The Toy of the Year award has come in for some fairly stinging criticism in certain quarters this week. In many respects, the award ceremony itself was an easy target. It was the first year in a new venue, and some things didn’t work. Everyone who was there knows that, and from conversations I had at Toy Fair, it was clear that changes will undoubtedly be made next year, regardless of what any magazine writes – or attempts to take subsequent credit for.
But let’s not insult the winners of this year’s awards by inferring that the judging process was flawed. Being interviewed by Radio Derby this week, Midco’s Dave Middleton described his award as being the equivalent of “winning an Oscar.” I’m sure all the others were equally delighted. Nobody will ever agree with every award, but somehow it doesn’t seem right to undermine the winners by implying there was widespread dissatisfaction with the decision-making process behind their victories.
I also think it’s worth remembering that these are industry awards. There are plenty of other awards voted for by kids and parents – more than enough, some might even say. But the Toy of the Year award has always been rooted in commercial performance; most other countries operate their industry awards the same way. On that basis, the judging process and winners seem entirely logical; I wonder how many of this year’s winners those people complaining actually disagree with? Sure, it is always nice to see smaller companies also recognised in some way, but the special recognition awards have often done that in the past, and will probably do so again in the future.
I’m all for lively debate, even the occasional whiff of controversy, but as I said in my March leader column, I just think it’s important to keep things in perspective.
Anyway, some other stuff to report before I sign off: congratulations to Richard Hollis, who has joined the Hallmark licensing division on a six month contract, and to Peter Byrne, who has taken over the role of CEO at CPLG. It was encouraging to hear that overall retail sales increased in February -let’s hope that toys have followed the trend. I was also interested to see that Lego has brought its promotional association with The Sun to an end, a decision which may – or indeed may not – have been influenced by an online petition against the partnership.
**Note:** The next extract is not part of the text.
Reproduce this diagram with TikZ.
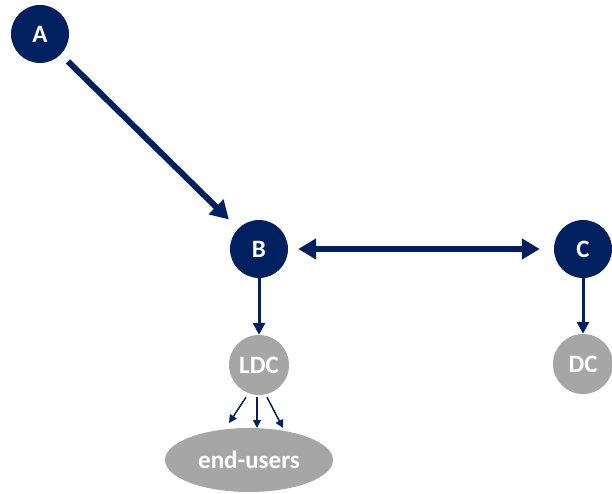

Good luck to Clive Wooster, who is walking round the Isle of Wight in aid of the Brainstrust charity in 2 weeks time. And to those few lucky souls who finished Toy Fair season in Australia this past week, needless to say I am suitably jealous, so it’s probably best not to send me photos of yourself on the beach after a ‘hard day at the show’.
Finally, I was very sad to hear that Peter Fielding passed away last Friday after a long and courageous battle with cancer. Fence Club member, holder of a Golden Teddy and lifelong Manchester City supporter, Peter was a genuinely nice and hugely respected man who spent over 40 years in the toy trade with Matchbox, Hasbro and Kids Biz. In 2004 he formed Panda Toys with his great friend Alex Gribben, handling sales for numerous toy suppliers including Corinthian. He will be truly missed by his many friends in the trade, and our thoughts are with his wife and family.